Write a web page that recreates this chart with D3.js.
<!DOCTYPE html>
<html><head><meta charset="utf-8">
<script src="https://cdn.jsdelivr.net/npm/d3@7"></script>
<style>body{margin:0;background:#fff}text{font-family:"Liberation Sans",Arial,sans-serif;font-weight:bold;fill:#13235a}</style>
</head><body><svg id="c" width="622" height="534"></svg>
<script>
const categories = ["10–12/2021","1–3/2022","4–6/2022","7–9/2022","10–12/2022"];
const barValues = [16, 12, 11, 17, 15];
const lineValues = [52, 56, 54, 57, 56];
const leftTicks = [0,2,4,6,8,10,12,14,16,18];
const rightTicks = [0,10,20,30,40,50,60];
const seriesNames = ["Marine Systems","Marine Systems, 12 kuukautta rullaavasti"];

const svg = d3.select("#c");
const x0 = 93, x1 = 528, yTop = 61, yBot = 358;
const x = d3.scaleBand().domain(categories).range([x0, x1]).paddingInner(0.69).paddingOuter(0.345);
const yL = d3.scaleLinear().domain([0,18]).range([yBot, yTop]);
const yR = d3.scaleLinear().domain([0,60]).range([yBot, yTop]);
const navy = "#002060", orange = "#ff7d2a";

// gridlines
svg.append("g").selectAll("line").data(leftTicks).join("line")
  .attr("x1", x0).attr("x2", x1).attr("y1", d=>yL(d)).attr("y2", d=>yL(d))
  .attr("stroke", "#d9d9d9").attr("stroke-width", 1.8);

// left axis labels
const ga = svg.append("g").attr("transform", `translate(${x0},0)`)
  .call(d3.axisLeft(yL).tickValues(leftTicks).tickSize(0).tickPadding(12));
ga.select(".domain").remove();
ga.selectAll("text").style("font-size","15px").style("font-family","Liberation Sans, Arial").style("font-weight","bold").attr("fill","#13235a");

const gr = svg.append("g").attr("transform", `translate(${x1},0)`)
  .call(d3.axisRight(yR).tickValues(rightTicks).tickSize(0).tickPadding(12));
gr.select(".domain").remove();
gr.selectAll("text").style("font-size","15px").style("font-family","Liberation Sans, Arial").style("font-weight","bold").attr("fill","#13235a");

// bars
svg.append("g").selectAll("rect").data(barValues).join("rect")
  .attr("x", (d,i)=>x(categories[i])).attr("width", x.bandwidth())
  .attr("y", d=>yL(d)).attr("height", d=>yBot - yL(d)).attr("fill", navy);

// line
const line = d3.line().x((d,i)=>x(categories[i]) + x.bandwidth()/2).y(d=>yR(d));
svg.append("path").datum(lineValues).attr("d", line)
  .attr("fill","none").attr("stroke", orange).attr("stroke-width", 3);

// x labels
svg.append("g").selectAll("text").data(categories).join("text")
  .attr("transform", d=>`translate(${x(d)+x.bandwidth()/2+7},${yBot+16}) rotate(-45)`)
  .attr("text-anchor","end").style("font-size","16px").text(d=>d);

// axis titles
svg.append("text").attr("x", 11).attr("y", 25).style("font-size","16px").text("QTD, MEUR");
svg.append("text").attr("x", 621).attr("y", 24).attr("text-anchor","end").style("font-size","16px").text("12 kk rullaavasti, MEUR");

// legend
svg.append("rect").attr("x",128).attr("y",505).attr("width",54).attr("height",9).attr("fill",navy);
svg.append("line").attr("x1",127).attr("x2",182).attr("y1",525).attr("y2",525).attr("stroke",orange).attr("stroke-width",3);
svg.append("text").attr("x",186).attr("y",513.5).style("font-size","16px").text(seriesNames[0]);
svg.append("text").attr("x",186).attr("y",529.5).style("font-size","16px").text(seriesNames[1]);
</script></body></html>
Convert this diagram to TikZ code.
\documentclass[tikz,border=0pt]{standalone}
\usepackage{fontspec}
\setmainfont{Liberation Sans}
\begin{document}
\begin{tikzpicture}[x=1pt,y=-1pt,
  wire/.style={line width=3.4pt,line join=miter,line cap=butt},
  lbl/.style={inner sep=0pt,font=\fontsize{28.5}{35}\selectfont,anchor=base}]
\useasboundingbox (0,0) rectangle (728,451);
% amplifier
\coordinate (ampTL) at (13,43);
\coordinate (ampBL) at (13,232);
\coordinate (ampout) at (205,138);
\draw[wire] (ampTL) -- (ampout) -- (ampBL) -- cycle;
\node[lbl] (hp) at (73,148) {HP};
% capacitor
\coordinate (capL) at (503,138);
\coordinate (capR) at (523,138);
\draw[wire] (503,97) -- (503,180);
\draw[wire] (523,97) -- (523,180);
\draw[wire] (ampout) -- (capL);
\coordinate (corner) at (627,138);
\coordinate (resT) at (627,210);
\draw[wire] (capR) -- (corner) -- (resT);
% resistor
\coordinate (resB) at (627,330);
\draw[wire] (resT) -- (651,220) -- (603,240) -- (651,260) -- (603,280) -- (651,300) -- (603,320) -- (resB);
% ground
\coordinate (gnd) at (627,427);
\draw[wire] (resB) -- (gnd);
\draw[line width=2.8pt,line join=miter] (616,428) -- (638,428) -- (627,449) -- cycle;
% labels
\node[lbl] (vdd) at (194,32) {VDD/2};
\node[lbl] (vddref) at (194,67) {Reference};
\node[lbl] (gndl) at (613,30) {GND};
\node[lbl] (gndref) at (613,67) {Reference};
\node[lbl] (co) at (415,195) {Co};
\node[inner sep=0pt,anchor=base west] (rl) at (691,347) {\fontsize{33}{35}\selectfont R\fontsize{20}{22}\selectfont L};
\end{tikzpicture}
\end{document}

□ □ □ □

Each line holding "this" must be found and copied.

Write a web page that recreates this chart with D3.js.
Convert this diagram to TikZ code.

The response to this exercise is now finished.